Только все же разумнее согласиться с авторитетным мнением секретаря комиссии по творческому наследию В.С. Высоцкого, критика Натальи Крымовой, сказавшей так об авторе книги: «Она человек честный. Через многое ей пришлось пройти, и многое было под секретом. Она очень буквально и точно описала то, что ей довелось пережить. Это надежный источник».
Уверен, все упреки и претензии в адрес Марины Владимировны перечеркивают письмо мужа, написанное им незадолго до смерти:
«Мариночка, любимая моя, я тону в неизвестности. У меня впечатление, что я смогу найти выход, несмотря на то, что я сейчас нахожусь в каком-то слабом и неустойчивом периоде. Может быть, мне нужна будет обстановка, в которой я чувствовал бы себя необходимым, полезным и не больным. Главное – я хочу, чтобы ты оставила мне надежду, чтобы ты не принимала это за разрыв, ты – единственная, благодаря кому я смогу снова встать на ноги. Еще раз – я люблю тебя и не хочу, чтобы тебе было плохо. Потом все станет на свое место, мы поговорим и будем жить счастливо. Ты. В. Высоцкий».
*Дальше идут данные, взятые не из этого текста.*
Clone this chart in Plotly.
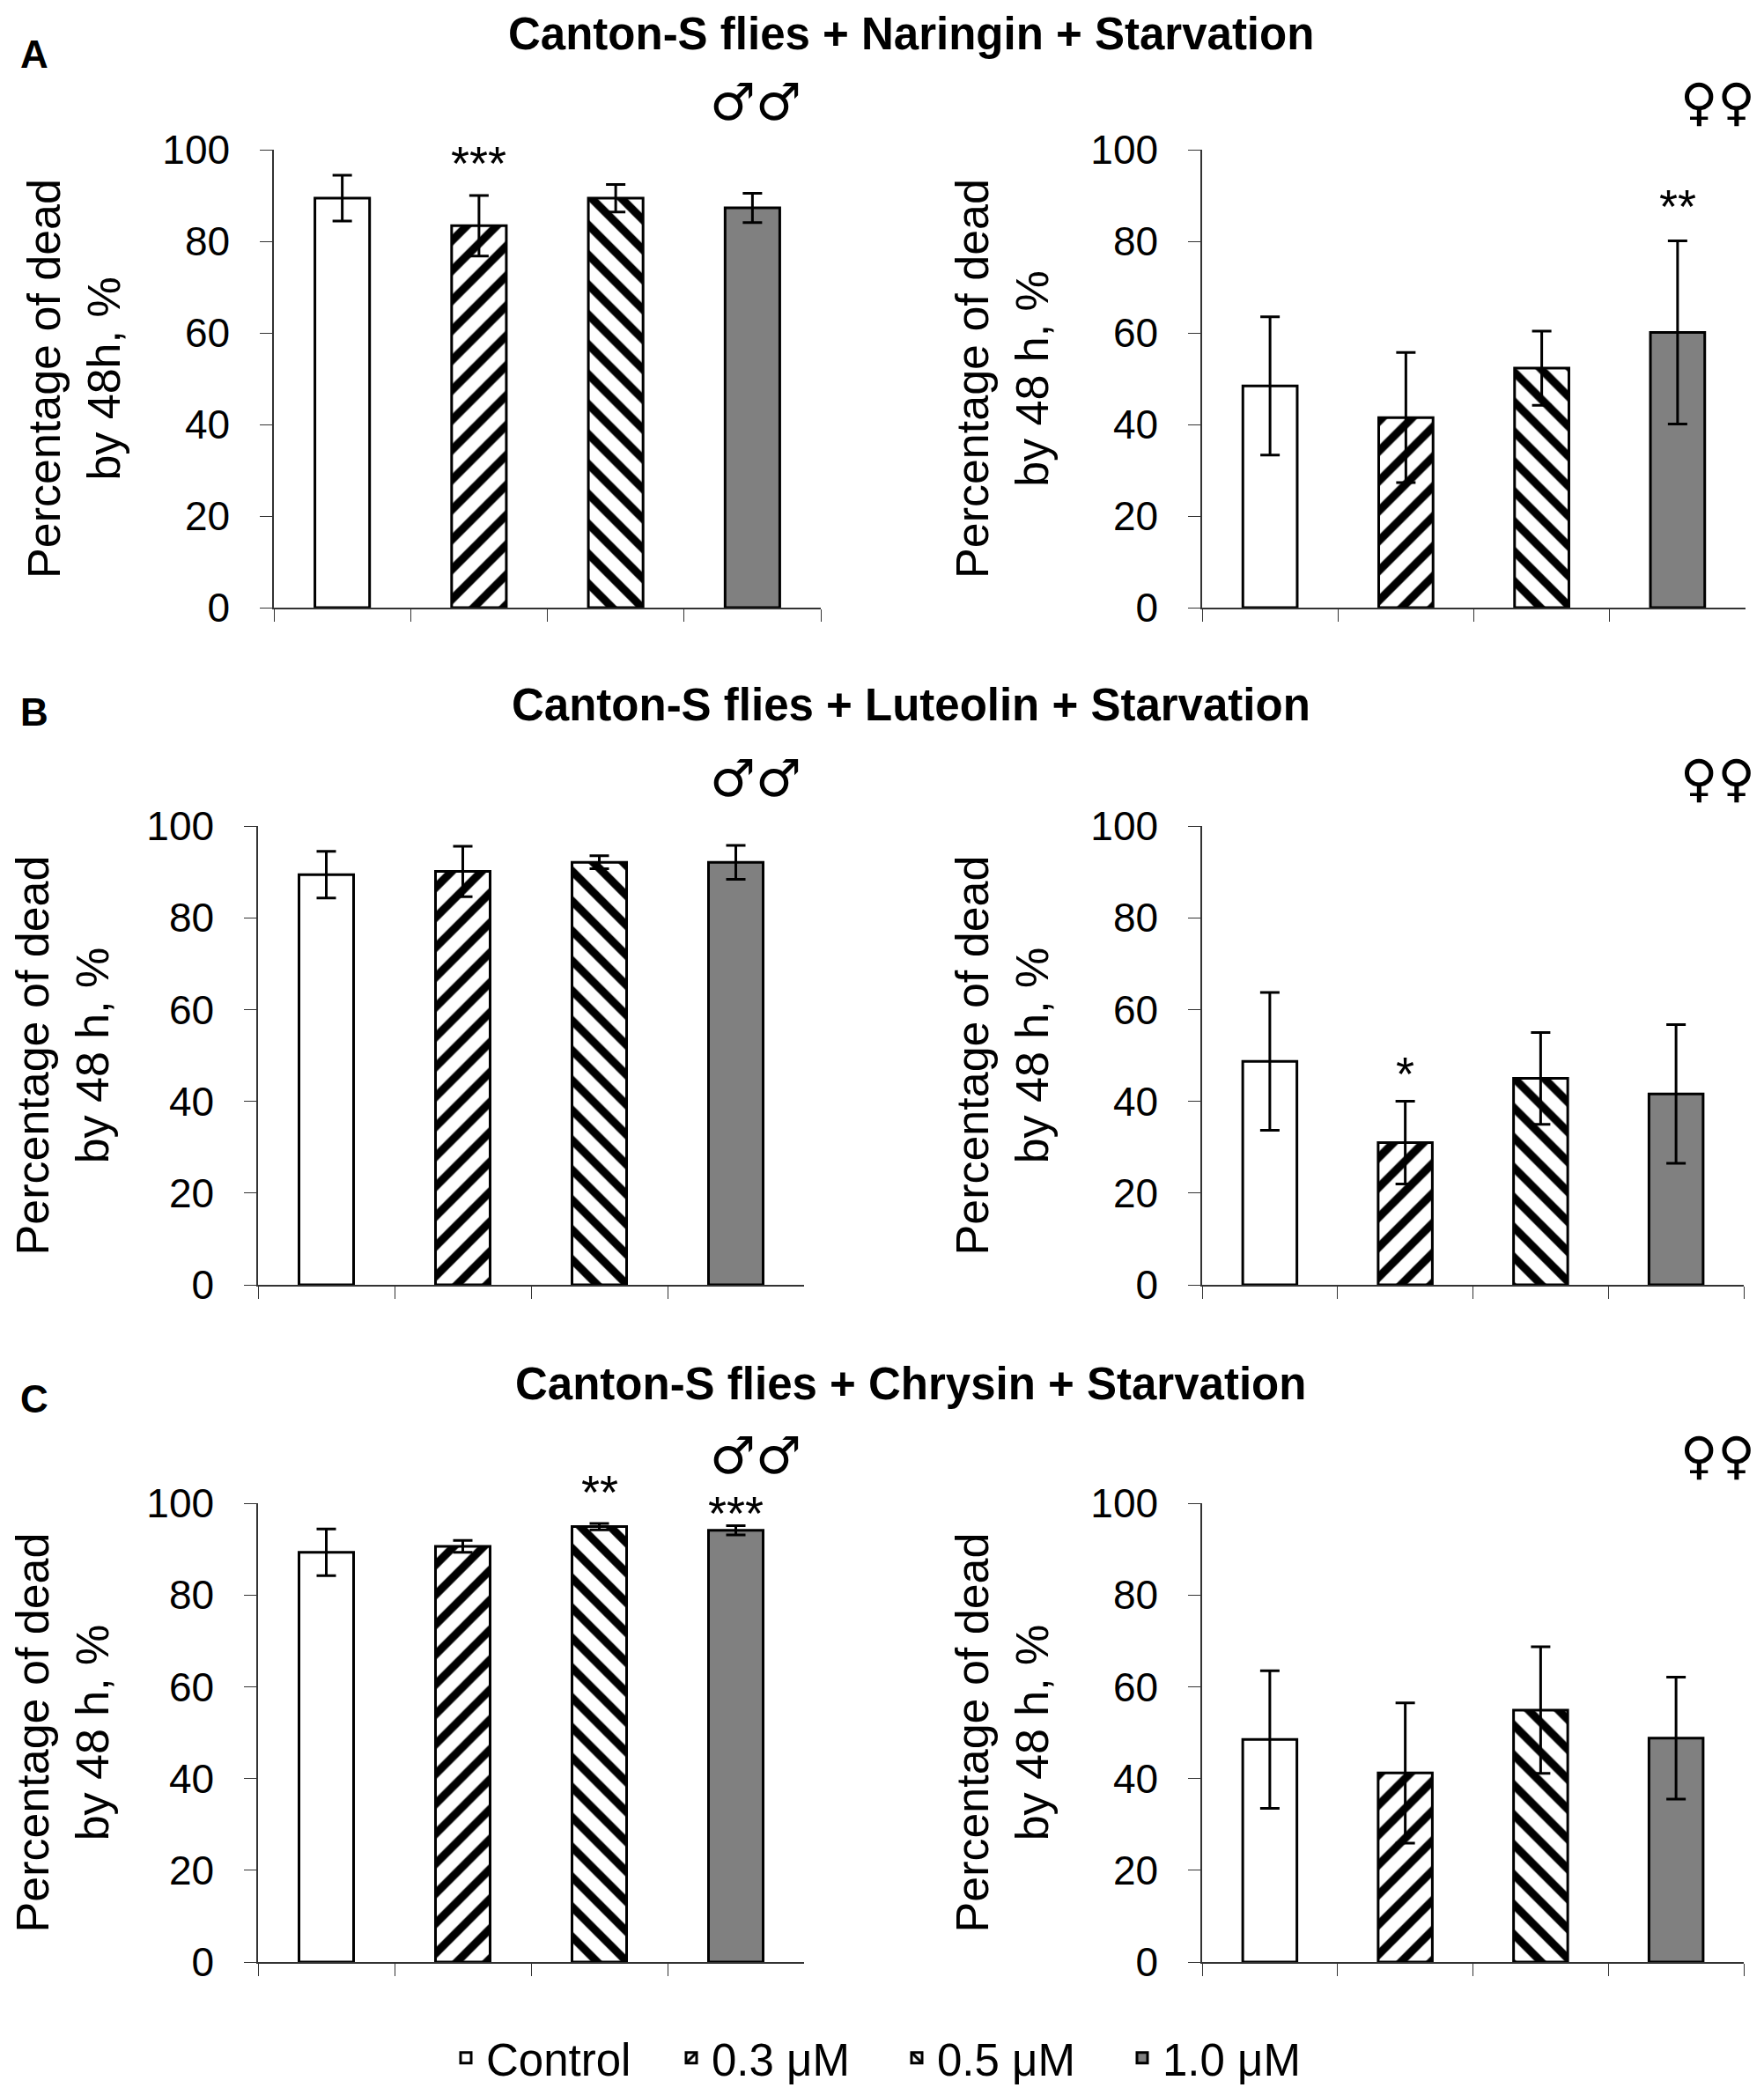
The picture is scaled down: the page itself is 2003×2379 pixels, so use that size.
import plotly.graph_objects as go
from plotly.subplots import make_subplots

# Canvas size of the reference picture (px)
W, H = 2003, 2379
PAGE_OFFSET = 8  # default body margin of the page holding the figure

doses = ["Control", "0.3 μM", "0.5 μM", "1.0 μM"]

# Percentage of dead flies by 48 h (mean and error)
naringin_male = [89.4, 83.4, 89.4, 87.3]
naringin_male_err = [5.0, 6.6, 3.0, 3.2]
naringin_female = [48.4, 41.5, 52.3, 60.1]
naringin_female_err = [15.1, 14.2, 8.1, 20.0]

luteolin_male = [89.4, 90.1, 92.1, 92.1]
luteolin_male_err = [5.1, 5.5, 1.4, 3.7]
luteolin_female = [48.7, 31.0, 45.0, 41.6]
luteolin_female_err = [15.0, 9.0, 10.0, 15.1]

chrysin_male = [89.3, 90.6, 94.9, 94.1]
chrysin_male_err = [5.1, 1.3, 0.7, 1.0]
chrysin_female = [48.5, 41.2, 54.9, 48.8]
chrysin_female_err = [15.0, 15.3, 13.8, 13.3]

panel_titles = ["Canton-S flies + Naringin + Starvation",
                "Canton-S flies + Luteolin + Starvation",
                "Canton-S flies + Chrysin + Starvation"]
panel_letters = ["A", "B", "C"]

# significance marks: (subplot number, dose index, label, height in % units)
stars = [(1, 1, "***", 97.2), (2, 3, "**", 87.6), (4, 1, "*", 46.0),
         (5, 2, "**", 102.5), (5, 3, "***", 97.8)]

FONT = "Liberation Sans, Arial, sans-serif"
SYMBOL_FONT = "DejaVu Sans ExtraLight, DejaVu Sans, sans-serif"
bar_fill = ["white", "white", "white", "#808080"]
bar_pattern = ["", "/", "\\", ""]


def px_x(p):
    return (p - PAGE_OFFSET) / W


def px_y(p):
    return 1 - (p - PAGE_OFFSET) / H


# (values, errors, y title, x range px, y range px, sex symbol)
panels = [
    (naringin_male, naringin_male_err, "Percentage of dead<br>by 48h, %", (311, 932), (690, 170), "♂♂"),
    (naringin_female, naringin_female_err, "Percentage of dead<br>by 48 h, %", (1365, 1982), (690, 170), "♀♀"),
    (luteolin_male, luteolin_male_err, "Percentage of dead<br>by 48 h, %", (293, 913), (1459, 938), "♂♂"),
    (luteolin_female, luteolin_female_err, "Percentage of dead<br>by 48 h, %", (1365, 1980), (1459, 938), "♀♀"),
    (chrysin_male, chrysin_male_err, "Percentage of dead<br>by 48 h, %", (293, 913), (2228, 1707), "♂♂"),
    (chrysin_female, chrysin_female_err, "Percentage of dead<br>by 48 h, %", (1365, 1980), (2228, 1707), "♀♀"),
]

fig = make_subplots(rows=3, cols=2)

annotations = []
for n, (vals, errs, ytitle, xr, yr, sex) in enumerate(panels, start=1):
    row, col = (n - 1) // 2 + 1, (n - 1) % 2 + 1
    for i, dose in enumerate(doses):
        fig.add_trace(go.Bar(
            x=[dose], y=[vals[i]], name=dose, width=0.4,
            marker=dict(color=bar_fill[i], line=dict(color="black", width=3),
                        pattern=dict(shape=bar_pattern[i], fgcolor="black", bgcolor="white",
                                     fgopacity=1, size=24, solidity=0.38)),
            error_y=dict(type="data", array=[errs[i]], color="black", thickness=3, width=11),
            showlegend=(n == 1), legendgroup=dose,
        ), row=row, col=col)

    sfx = "" if n == 1 else str(n)
    fig.layout["xaxis" + sfx].update(
        domain=[px_x(xr[0]), px_x(xr[1])], range=[-0.5, 3.5], automargin=False,
        showline=True, linecolor="#333", linewidth=1.5,
        ticks="outside", tickson="boundaries", ticklen=14, tickcolor="#333",
        showticklabels=False, showgrid=False, zeroline=False)
    fig.layout["yaxis" + sfx].update(
        domain=[px_y(yr[0]), px_y(yr[1])], range=[0, 100], tickvals=[0, 20, 40, 60, 80, 100],
        automargin=False,
        showline=True, linecolor="#333", linewidth=1.5,
        ticks="outside", ticklen=14, tickcolor="#333", ticklabelstandoff=25,
        tickfont=dict(family=FONT, size=46, color="black"),
        title=dict(text=ytitle, font=dict(family=FONT, size=52, color="black"), standoff=31),
        showgrid=False, zeroline=False)

    # sex symbol above the top right corner of each panel
    annotations.append(dict(
        x=px_x(1950 if col == 2 else 858), y=px_y(yr[1] - 54),
        xref="paper", yref="paper", xanchor="center", yanchor="middle",
        text=sex, showarrow=False,
        font=dict(family=SYMBOL_FONT, size=58, color="black")))

for n, i, label, y in stars:
    sfx = "" if n == 1 else str(n)
    annotations.append(dict(x=doses[i], y=y / 100, xref="x" + sfx, yref="y" + sfx + " domain",
                            xanchor="center", yanchor="middle", text=label, showarrow=False,
                            font=dict(family=FONT, size=54, color="black")))

title_y = [38, 800, 1571]
letter_y = [62, 808, 1588]
for k in range(3):
    annotations.append(dict(x=px_x(1034), y=px_y(title_y[k]), xref="paper", yref="paper",
                            xanchor="center", yanchor="middle",
                            text="<b>" + panel_titles[k] + "</b>", showarrow=False,
                            font=dict(family=FONT, size=51, color="black")))
    annotations.append(dict(x=px_x(39), y=px_y(letter_y[k]), xref="paper", yref="paper",
                            xanchor="center", yanchor="middle",
                            text="<b>" + panel_letters[k] + "</b>", showarrow=False,
                            font=dict(family=FONT, size=44, color="black")))

fig.update_layout(
    width=W, height=H, margin=dict(l=0, r=0, t=0, b=0),
    plot_bgcolor="white", paper_bgcolor="white",
    barmode="overlay", annotations=annotations,
    legend=dict(orientation="h", x=px_x(1018), xanchor="center", y=px_y(2337), yanchor="middle",
                font=dict(family=FONT, size=51, color="black"), itemwidth=36,
                entrywidth=205, entrywidthmode="pixels"),
)

fig.write_html("out.html")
Марина рассказывала, что после смерти Высоцкого ее преследует сон: «Мы ходим тут где-то, в прекрасном лесу, осенью, когда все очень красиво, тепло. Мы ходим и летаем в то же время. Это жутко приятно. И жутко, когда просыпаешься: жизнь совсем другая, нет Володи уже… Он часто возвращается ко мне, этот сон. Раз десять или пятнадцать это было… И еще один сон, что я встречаю его, а он вовсе не умер, постарел, правда…»
«В других веках, годах и месяцах все женщины мои отжить успели…»
Родных сестер Сергея Есенина Высоцкий хорошо запомнил еще с их участия в трагифарсовом публичном обсуждении спектакля «Пугачев» на Таганке. Но с удовольствием принял приглашение навестить старшую сестру поэта Екатерину Александровну в Вспольном переулке, надеясь на серьезный, обстоятельный разговор. Но оказалось, сестра Есенина просто решила познакомить Владимира с творчеством приятеля своей дочери, петрозаводским журналистом Виктором Дергилевым, который увлекался сочинительством, усердно подражая своему любимому поэту. И предложила молодому человеку почитать что-нибудь новенькое. Виктор с болью в голосе и скорбью на челе поведал о своей незадавшейся любви:
Мне плевать на твою красоту.
Что мне эти пустые чары?!
…Потому я плевал на тебя,
Что и ты на меня плевала…
Послушав, Высоцкий даже похлопал. А при расставании крепко пожал домашнему поэту руку и выдал прощальный экспромт: «Пишите больше о любви, но меньше плюйте на любимых!»
Но с той поры старался избегать подобного рода встреч, считая себя не вправе давать какие-либо рекомендации начинающим стихотворцам. Он же не знал, что мудрая сказочница Татьяна Александрова, услышав, как Высоцкий пел «Песню акына» Андрея Вознесенского – «Пошли мне, Господь, второго»!», лукаво усмехнулась и сказала:
– Андрей просил у Господа «второго», а Тот неизреченной милости своей послал ему Первого…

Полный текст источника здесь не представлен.